Structure and Texture of Soils

The ‘structure’ of a soil may be defined as the manner of arrangement and state of aggregation of soil grains. In a broader sense, consideration of mineralogical composition, electrical properties, orientation and shape of soil grains, nature and properties of soil water and the interaction of soil water and soil grains, also may be included in the study of soil structure, which is typical for transported or sediments soils. Structural composition of sedimented soils influences, many of their important engineering properties such as permeability, compressibility and shear strength. Hence, a study of the structure of soils is important.

The following types of structure are commonly studied: (a) Single-grained structure (b) Honey-comb structure (c) Flocculent structure.

Figure 1. Single-grained structure

Single-grained Structure: Single-grained structure is characteristic of coarsegrained soils, with a particle size greater than 0.02 mm. Gravitational forces predominate the surface forces and hence grain to grain contact results. The deposition may occur in a loose state, with large voids or in a sense state, with less of voids. (Fig. 1)

Figure 2. Honey-comb structure

Honey-comb Structure: This structure can occur only in fine-grained soils, especially in silt and rock flour. Due to the relatively smaller size of grains, besides gravitational forces, inter-particle surface forces also play an important role in the process of settling down. Miniature arches are formed, which bridge over relatively large void spaces. This results in the formation of a honey-comb structure, each cell of a honey-comb being made up of numerous individual soil grains. The structure has a large void space and may carry high loads without a significant volume change. The structure can be broken down by external disturbances. (Fig. 2)

 

Figure 3. Flocculent structure

Flocculent Structure: This structure is characteristic of fine-grained soils such as clays. Inter-particle forces play a predominant role in the deposition. Mutual repulsion of the particles may be eliminated by means of an appropriate chemical; this will result in grains coming closer together to form a ‘floc’. Formation of flocs is ‘flocculation’. But the flocs tend to settle in a honeycomb structure, in which in place of each grain, a floc occurs.

Thus, grains grouping around void spaces larger than the grain-size are flocs and flocs grouping around void spaces larger than even the flocs result in the formation of a ‘flocculent’ structure. (Fig. 3)

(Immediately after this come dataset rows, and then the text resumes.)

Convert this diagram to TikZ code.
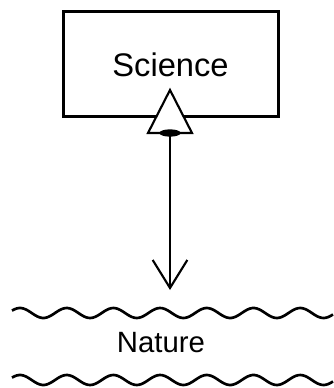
\documentclass[tikz,border=0pt]{standalone}
\usepackage{fontspec}
\setmainfont{Liberation Sans}
\usetikzlibrary{
    arrows.meta,
    positioning,
    shapes.geometric
}
\tikzset{
  thing/.style  = {draw, line width=2.25pt, minimum width=161.25pt,
                   minimum height=78.75pt, inner sep=0pt,
                   font=\fontsize{24.5}{28}\selectfont},
  realm/.style  = {inner sep=0pt, font=\fontsize{22}{26}\selectfont},
  wave/.style   = {line width=2pt, line join=round}
}

\begin{document}
\begin{tikzpicture}[
    x=0.75pt, y=-0.75pt,
    eye/.style={ellipse, fill=black, inner sep=0pt,
                minimum width=16pt, minimum height=5.5pt},
    arr/.style={-{Straight Barb[length=21pt, width=26pt]}, line width=1.6pt}
]
\useasboundingbox (0,0) rectangle (333,388);

% science box
\node[thing] (science) at (170.5,64.5) {Science};

% eye on the lower edge
\draw[line width=1.6pt, fill=white, line join=miter]
    (148,133) -- (170,90) -- (192,133) -- cycle;
\node[eye] (eye) at (170,133) {};

% nature between two waves
\node[realm] (nature) at (161,343) {Nature};
\draw[wave] plot[domain=12:333, samples=140, smooth]
    (\x, {313 - 5*cos(7.709*(\x-20))});
\draw[wave] plot[domain=12:333, samples=140, smooth]
    (\x, {380 - 5*cos(7.709*(\x-20))});

% observation arrow
\coordinate (tip) at (170,290);
\draw[arr] (eye.center) -- (tip);

\end{tikzpicture}
\end{document}
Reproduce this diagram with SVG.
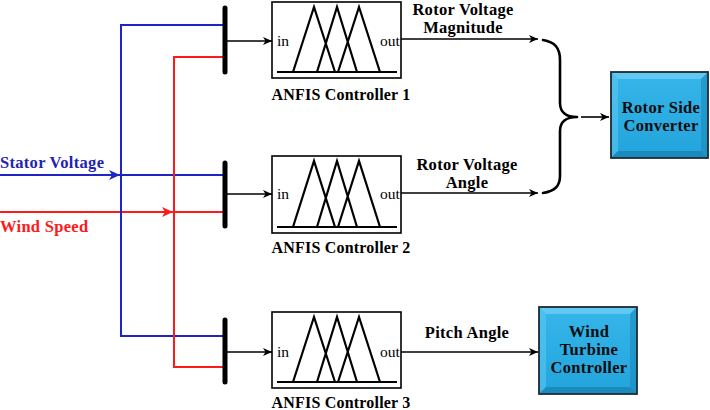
<svg xmlns="http://www.w3.org/2000/svg" width="710" height="410" viewBox="0 0 710 410">
<defs>
<style>
.lbl{font-family:"Liberation Serif","Times New Roman",serif;font-weight:bold;font-size:16.5px;letter-spacing:0.3px;fill:#000}
.anf{font-family:"Liberation Serif","Times New Roman",serif;font-weight:bold;font-size:16px;letter-spacing:0.2px;fill:#000}
.io{font-family:"Liberation Serif","Times New Roman",serif;font-size:15.5px;fill:#000}
.blue{stroke:#1f24c4;stroke-width:2;fill:none}
.red{stroke:#ff1a1a;stroke-width:2;fill:none}
.blk{stroke:#000;stroke-width:1.6;fill:none}
.bar{stroke:#000;stroke-width:5;stroke-linecap:round}
.box{fill:#fff;stroke:#000;stroke-width:1.6}
.mf{fill:none;stroke:#000;stroke-width:2.2;stroke-linejoin:miter}
.brace{fill:none;stroke:#000;stroke-width:2.6;stroke-linecap:round}
</style>
<marker id="ak" markerUnits="userSpaceOnUse" markerWidth="10" markerHeight="8" refX="9" refY="4" orient="auto"><path d="M0,0 L9,4 L0,8 L2.5,4 z" fill="#000"/></marker>
<marker id="ab" markerUnits="userSpaceOnUse" markerWidth="12" markerHeight="10" refX="11" refY="5" orient="auto"><path d="M0,0 L11,5 L0,10 L3,5 z" fill="#1f24c4"/></marker>
<marker id="ar" markerUnits="userSpaceOnUse" markerWidth="12" markerHeight="10" refX="11" refY="5" orient="auto"><path d="M0,0 L11,5 L0,10 L3,5 z" fill="#ff1a1a"/></marker>
<linearGradient id="face" x1="0" y1="0" x2="0" y2="1"><stop offset="0" stop-color="#36b6ea"/><stop offset="1" stop-color="#22a4dc"/></linearGradient>
</defs>

<g id="connectors">
<line x1="0" y1="175" x2="120" y2="175" class="blue" marker-end="url(#ab)"/>
<line x1="0" y1="212" x2="173" y2="212" class="red" marker-end="url(#ar)"/>
<path d="M225,25 H121 V336 H225 M121,175 H225" class="blue"/>
<path d="M225,57 H174 V367 H225 M174,212 H225" class="red"/>
<line x1="227" y1="41" x2="272" y2="41" class="blk" marker-end="url(#ak)"/>
<line x1="227" y1="194" x2="272" y2="194" class="blk" marker-end="url(#ak)"/>
<line x1="227" y1="352" x2="272" y2="352" class="blk" marker-end="url(#ak)"/>
<line x1="401" y1="39" x2="538" y2="39" class="blk" marker-end="url(#ak)"/>
<line x1="401" y1="193" x2="538" y2="193" class="blk" marker-end="url(#ak)"/>
<line x1="401" y1="352" x2="538" y2="352" class="blk" marker-end="url(#ak)"/>
<path class="brace" d="M543,40 C555,42 560,48 560,60 L560,103 C560,112 566,117 577,117 M577,117 C566,117 560,122 560,131 L560,176 C560,186 555,191 543,193"/>
<line x1="581" y1="117" x2="609" y2="117" class="blk" marker-end="url(#ak)"/>
</g>

<g id="labels">
<text x="0" y="168" class="lbl" style="fill:#1f24b4">Stator Voltage</text>
<text x="0" y="232" class="lbl" style="fill:#ff1a1a">Wind Speed</text>
<text x="463" y="15" class="lbl" text-anchor="middle">Rotor Voltage</text>
<text x="463" y="33" class="lbl" text-anchor="middle">Magnitude</text>
<text x="467" y="170" class="lbl" text-anchor="middle">Rotor Voltage</text>
<text x="467" y="188" class="lbl" text-anchor="middle">Angle</text>
<text x="467" y="338" class="lbl" text-anchor="middle">Pitch Angle</text>
</g>

<g id="bus1"><line x1="225" y1="8" x2="225" y2="72" class="bar"/></g>
<g id="bus2"><line x1="225" y1="163" x2="225" y2="226" class="bar"/></g>
<g id="bus3"><line x1="225" y1="320" x2="225" y2="382" class="bar"/></g>

<g id="anfis1" transform="translate(272,2)">
<rect x="0" y="0" width="129" height="76" class="box"/>
<path class="mf" d="M5,70 H125 M21,70 L42,5 L63,70 M45,70 L65,5 L85,70 M66,70 L87,5 L108,70"/>
<text x="5" y="44" class="io">in</text>
<text x="108" y="44" class="io">out</text>
<text x="69" y="98" class="anf" text-anchor="middle">ANFIS Controller 1</text>
</g>

<g id="anfis2" transform="translate(272,156)">
<rect x="0" y="0" width="129" height="77" class="box"/>
<path class="mf" d="M5,71 H125 M21,71 L42,5 L63,71 M45,71 L65,5 L85,71 M66,71 L87,5 L108,71"/>
<text x="5" y="43" class="io">in</text>
<text x="108" y="43" class="io">out</text>
<text x="69" y="97" class="anf" text-anchor="middle">ANFIS Controller 2</text>
</g>

<g id="anfis3" transform="translate(272,312)">
<rect x="0" y="0" width="129" height="76" class="box"/>
<path class="mf" d="M5,70 H125 M21,70 L42,5 L63,70 M45,70 L65,5 L85,70 M66,70 L87,5 L108,70"/>
<text x="5" y="45" class="io">in</text>
<text x="108" y="45" class="io">out</text>
<text x="69" y="96" class="anf" text-anchor="middle">ANFIS Controller 3</text>
</g>

<g id="rsc" transform="translate(611,72)">
<rect x="0" y="0" width="97" height="86" fill="url(#face)" stroke="#1d2b33" stroke-width="1.8"/>
<polygon points="1,1 96,1 90,7 7,7" fill="#7fd6f6" opacity="0.6"/>
<polygon points="1,1 7,7 7,79 1,85" fill="#5cc7f0" opacity="0.6"/>
<polygon points="96,1 96,85 90,79 90,7" fill="#1a88bd" opacity="0.6"/>
<polygon points="1,85 96,85 90,79 7,79" fill="#1678a8" opacity="0.6"/>
<text x="50" y="41" class="lbl" text-anchor="middle" style="fill:#0d0d0d">Rotor Side</text>
<text x="50" y="59" class="lbl" text-anchor="middle" style="fill:#0d0d0d">Converter</text>
</g>

<g id="wtc" transform="translate(539,307)">
<rect x="0" y="0" width="98" height="87" fill="url(#face)" stroke="#1d2b33" stroke-width="1.8"/>
<polygon points="1,1 97,1 91,7 7,7" fill="#7fd6f6" opacity="0.6"/>
<polygon points="1,1 7,7 7,80 1,86" fill="#5cc7f0" opacity="0.6"/>
<polygon points="97,1 97,86 91,80 91,7" fill="#1a88bd" opacity="0.6"/>
<polygon points="1,86 97,86 91,80 7,80" fill="#1678a8" opacity="0.6"/>
<text x="50" y="30" class="lbl" text-anchor="middle" style="fill:#0d0d0d">Wind</text>
<text x="50" y="48" class="lbl" text-anchor="middle" style="fill:#0d0d0d">Turbine</text>
<text x="50" y="66" class="lbl" text-anchor="middle" style="fill:#0d0d0d">Controller</text>
</g>
</svg>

Figure 4. Card-house structure of flaky particles

Very fine particles or particles of colloidal size (< 0.001 mm) may be in a flocculated or dispersed state. The flaky particles are oriented edge-to-edge or edge-to-face with respect to one another in the case of a flocculated structure. Flaky particles of clay minerals tend to from a card house structure (Reference: Lambe, 1953), when flocculated. This is shown in Fig. 4.

Figure 5. Dispersed structure

When inter-particle repulsive forces are brought back into play either by remoulding or by the transportation process, a more parallel arrangement or reorientation of the particles occurs, as shown in Fig. 5. This means more face-to-face contacts occur for the flaky particles when these are in a dispersed state. In practice, mixed structures occur, especially in typical marine soils.

The term ‘Texture’ refers to the appearance of the surface of a material, such as a fabric. It is used in a similar sense with regard to soils. Texture of a soil is reflected largely by the particle size, shape, and gradation. The concept of texture of a soil has found some use in the classification of soils to be dealt with later.